Let any honest theologian search the sermons of Calvin and his po­lemical works and dispute where Calvin’s emphasis lay when it came to God’s will unto salvation. Who can honestly conclude that Calvin thought that God’s will of sovereign predestination, that of election and its grace, had little to do with the gospel preaching, and that for Calvin this sovereign electing will did not belong to the marrow of his own divinity and teaching?

It cannot be done.

And in this same connection, as Beach himself notes concerning Calvin’s explanation of I Timothy 2:3-5, when Calvin concludes that Scripture seems to be speaking of God’s will in a twofold way:

Scripture does this because of our “grossness and rudeness.” God must “change his own hue” if we would understand his will. God’s will isn’t double [!], but he sometimes speaks as though it were [!] in order “to apply himself to our weakness, because that our understanding is gross and heavy as lead” (ibid., p. 71).

Nuances? Shall we talk about nuances? Well, here is one worth talking about.

What the above distinction means is that Calvin, for all the questionable language he uses to ex­plain certain texts, had no intention of going where the free-offer men have gone, namely, positing a double will in God, two conflicting wills to­ward those whom He has ordained unto condemnation, which conflict can be resolved only by reference to a paradox.

This is of no little importance. History has shown that where the invasive species of the free-offer with its double will of God has been introduced into a church’s theological yard, the doctrine of God’s ‘will’ of electing grace first has been compromised and then choked out. In time such churches are left with a theological yard of little else than Arminian crabgrass with its ‘general-love-for-all’ gospel. And, correspondingly, there will be an emphasis on the responsibility (for which read ability) of man, who is no longer totally depraved either. Common grace has modified that. In time the genuine Calvinistic con­fessional ‘bluegrass’ with its TULIP beds are no longer to be found.

Crabgrass and bluegrass do not peacefully co-exist. Neither does the free offer mentality with the gospel of particular and irresistible grace.

Even in those sections of Calvin’s commentaries where his more ques­tionable explanations can be found, what will of God with its particular grace Calvin refused to lose sight of or let go is plain.

Strikingly, in the same MJT is­sue (vol. 22, 2011) is to be found a book review (pp. 223-8) by an­other of MARS’ professors, Dr. A. Strange. The book reviewed is Ten Myths about Calvinism: Recov­ering the Breadth of the Reformed Tradition, by Kenneth J. Stewart. Stewart is a professor at Covenant College Lookout Mountain, GA, a seminary of Calvinistic reputation. It is a book worth reading if one would learn what direction con­temporary Calvinism is going these days. Revisionists are hard at work.
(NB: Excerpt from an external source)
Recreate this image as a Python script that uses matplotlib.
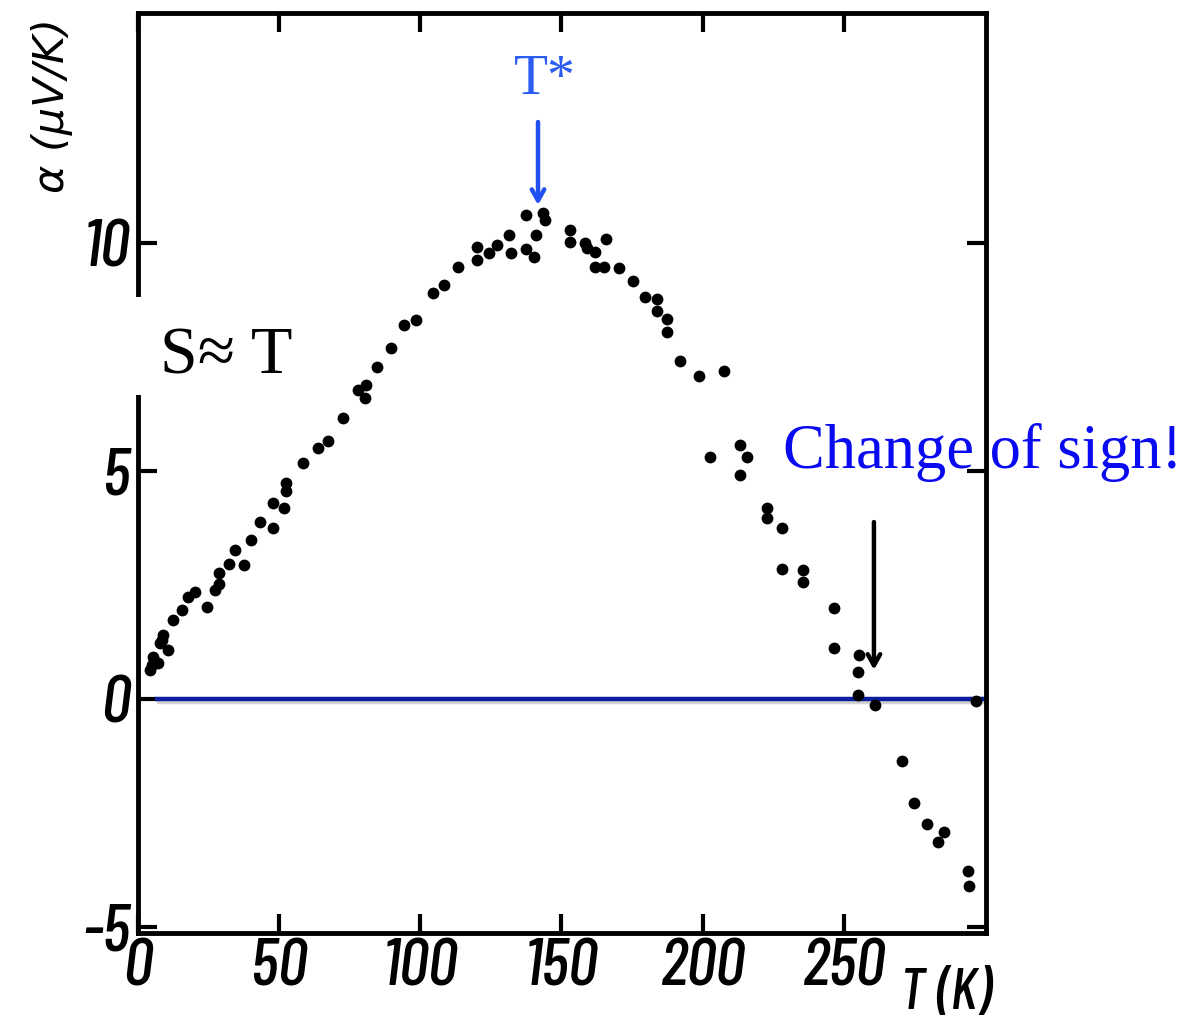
import matplotlib
matplotlib.use("Agg")
import matplotlib.pyplot as plt
import matplotlib.patheffects as pe
from matplotlib.patches import Rectangle

# Thermopower alpha (uV/K) versus temperature T (K)
temperature = [4.3, 5.0, 5.4, 7.2, 7.8, 8.5, 9.0, 10.7, 12.5, 15.5, 17.8, 20.2, 24.6,
               27.3, 28.8, 28.8, 32.3, 34.4, 37.5, 39.9, 43.2, 47.7, 47.9, 51.7,
               52.4, 52.4, 58.3, 63.9, 67.2, 72.7, 77.8, 80.4, 80.8, 84.5, 89.5,
               94.2, 98.4, 104.6, 108.4, 113.2, 120.0, 120.0, 124.3, 127.0, 131.4,
               132.1, 137.4, 137.4, 140.3, 140.9, 143.6, 144.2, 153.0, 153.0, 158.3,
               158.9, 161.9, 165.8, 161.9, 165.1, 170.5, 175.2, 179.6, 183.7, 183.7,
               187.3, 187.3, 192.0, 198.8, 207.6, 202.5, 213.2, 215.6, 213.2, 222.9,
               222.9, 228.2, 228.3, 235.5, 235.5, 246.7, 246.7, 255.5, 255.2, 255.2,
               261.1, 270.5, 274.9, 279.4, 285.5, 283.5, 294.1, 294.5, 297.0]
alpha = [0.64, 0.75, 0.93, 0.78, 1.22, 1.30, 1.40, 1.07, 1.73, 1.95, 2.24, 2.35, 2.01,
         2.39, 2.53, 2.76, 2.96, 3.27, 2.94, 3.49, 3.89, 3.76, 4.29, 4.18,
         4.57, 4.74, 5.18, 5.50, 5.66, 6.15, 6.78, 6.59, 6.89, 7.27, 7.69,
         8.20, 8.31, 8.90, 9.08, 9.47, 9.63, 9.92, 9.77, 9.96, 10.18,
         9.77, 10.61, 9.87, 9.69, 10.18, 10.65, 10.50, 10.29, 10.01, 9.99,
         9.88, 9.79, 10.08, 9.47, 9.47, 9.44, 9.17, 8.81, 8.77, 8.51,
         8.33, 8.05, 7.40, 7.08, 7.19, 5.30, 5.57, 5.30, 4.92, 4.18,
         3.96, 3.76, 2.84, 2.83, 2.57, 1.99, 1.11, 0.96, 0.60, 0.09,
         -0.13, -1.35, -2.29, -2.73, -2.92, -3.13, -3.77, -4.10, -0.05]

x_ticks = [0, 50, 100, 150, 200, 250]
y_ticks = [-5, 0, 5, 10]

T_STAR = 141.7          # temperature of the maximum
T_SIGN = 260.7          # temperature where alpha crosses zero

W, H = 1194, 1023
fig = plt.figure(figsize=(W / 100, H / 100), dpi=100)
ax = fig.add_axes([138 / W, (H - 933) / H, (986 - 138) / W, (933 - 13) / H])

ax.plot(temperature, alpha, linestyle="none", marker="o", markersize=8.5,
        color="black", markeredgewidth=0, zorder=3)

# zero reference line
ax.plot([6, 300.5], [0, 0], color="#0a1f9e", lw=3.2, solid_capstyle="butt",
        clip_on=False, zorder=2,
        path_effects=[pe.SimpleLineShadow(offset=(1.5, -2.5), shadow_color="gray", alpha=0.35),
                      pe.Normal()])

ax.set_xlim(0, 300.4)
ax.set_ylim(-5.13, 15.04)

hand = dict(family=["Barlow Condensed", "DejaVu Sans"], style="italic", weight="medium")
ax.set_xticks(x_ticks)
ax.set_yticks(y_ticks)
ax.set_xticklabels([str(v) for v in x_ticks], fontsize=48, **hand)
ax.set_yticklabels([str(v) for v in y_ticks], fontsize=48, **hand)
ax.tick_params(direction="in", length=14, width=3, top=True, right=True, pad=4)
ax.tick_params(axis="y", pad=6)
for s in ax.spines.values():
    s.set_linewidth(3.5)

# axis titles
fig.text(900 / W, 1 - 1020 / H, "T (K)", fontsize=42, ha="left", va="bottom", **hand)
fig.text(52 / W, 1 - 18 / H, "\u03b1 (\u03bcV/K)", fontsize=31, rotation=90,
         ha="center", va="top", family="DejaVu Sans", style="italic")

# annotations
ax.text(144.2, 13.57, "T*", color="#2d5cf0", fontsize=40, ha="center", va="center",
        family=["Liberation Serif", "DejaVu Serif"])
ax.annotate("", xy=(T_STAR, 10.83), xytext=(T_STAR, 12.65),
            arrowprops=dict(arrowstyle="->,head_length=0.8,head_width=0.45",
                            color="#2050f0", lw=3.2, shrinkA=0, shrinkB=0))
ax.annotate("", xy=(T_SIGN, 0.64), xytext=(T_SIGN, 3.88),
            arrowprops=dict(arrowstyle="->,head_length=0.8,head_width=0.45",
                            color="black", lw=3.2, shrinkA=0, shrinkB=0))
ax.text(228.5, 5.07, "Change of sign!", color="#0a0af0", fontsize=45, ha="left",
        va="baseline", clip_on=False, family=["Liberation Serif", "DejaVu Serif"],
        zorder=6)

# white label box over the left axis
fig.add_artist(Rectangle((130 / W, 1 - 395 / H), 150 / W, 98 / H,
                         transform=fig.transFigure, facecolor="white",
                         edgecolor="none", zorder=5))
fig.text(160 / W, 1 - 373 / H, "S\u2248 T", fontsize=49, ha="left", va="baseline",
         family=["Liberation Serif", "DejaVu Serif"], zorder=6)

fig.savefig("out.png", dpi=100)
New portraits of the sharp-featured Calvin with whom we were once familiar are being drawn. He is becoming a fleshier sort of fellow.

Significantly, Strange’s review is favorable. Having taken a shot at “…those who define Reformed almost exclusively in decretal terms and who wind up in hyper-Calvinism,” Strange praises the book as one that “…should go a long way to…provid[ing] a basis for greater unity in the Reformed faith” (p. 223).

Of special interest to us is what Stewart designates as the second myth about Calvin and Calvin­ism, namely, that “Calvin’s View of Predestination Must Be Ours,” and then along with that, Strange’s following endorsement of that per­spective.

Some might allege that Stewart is denying double predestination [in this section] because he takes issue with Calvin’s construction of it. I do not read Stewart, however, as doing that but rather prefer­ring the more careful way that Bullinger treats this and especially the way that the Canons of Dort and the Westminster Confession treats it, both of these making it clear that while God ordains all that comes to pass, the decree to damn and to save are not equally ultimate…. Stewart’s point here is that the earlier Calvin (it is the later Calvin that gets a bit ham-handed and treats reprobation and election as parallel) [empha­sis mine—kk] and the Reformed confessions are to be preferred in their treatment of this blessed yet easily abused doctrine (p. 224).

There you have it. Two profess­ing Calvinists, both of whom adhere to common grace and favor the WMO with its implied double will in God—opting to emphasize which of the so-called ‘two wills in God’? Not the decretal one. That’s plain. Rather, expressing a fondness for a certain ‘Calvin,’ but not so much for that other Calvin, the one who in his writings of later years in defense of the gospel of grace and God’s sav­ing will comes down on the side of election and reprobation.

Strikingly it is the later and older Calvin who is dismissed as being a “bit ham-handed,” the older Calvin being a bit extreme in his theology. Dare we say, prone to one-sided­ness? And where have we heard that before!

One might suppose it is the ‘older’ Calvin who would be considered the more mature theologian, the defini­tive Calvin. And keep in mind that this ‘older’ Calvin referred to was around 50 years old—hardly in his dotage and getting a bit crotchety as a result. He was only 55 when he died, after all.

And it is the statements of this ‘older’ Calvin (the fully developed controversialist rising to the defense of the heart of the gospel of grace against its assailants) that are to be dismissed and set aside?

How telling.

Who is it that does not want the ‘whole’ Calvin, but only a selected version of him? And who ignores where the real emphasis of Calvin and the thrust of his theology lies?

Hoeksema? Or the common grace, free-offer revisionists?

Let the discerning reader decide.

In one last future article we in­tend to bring this discussion to a close.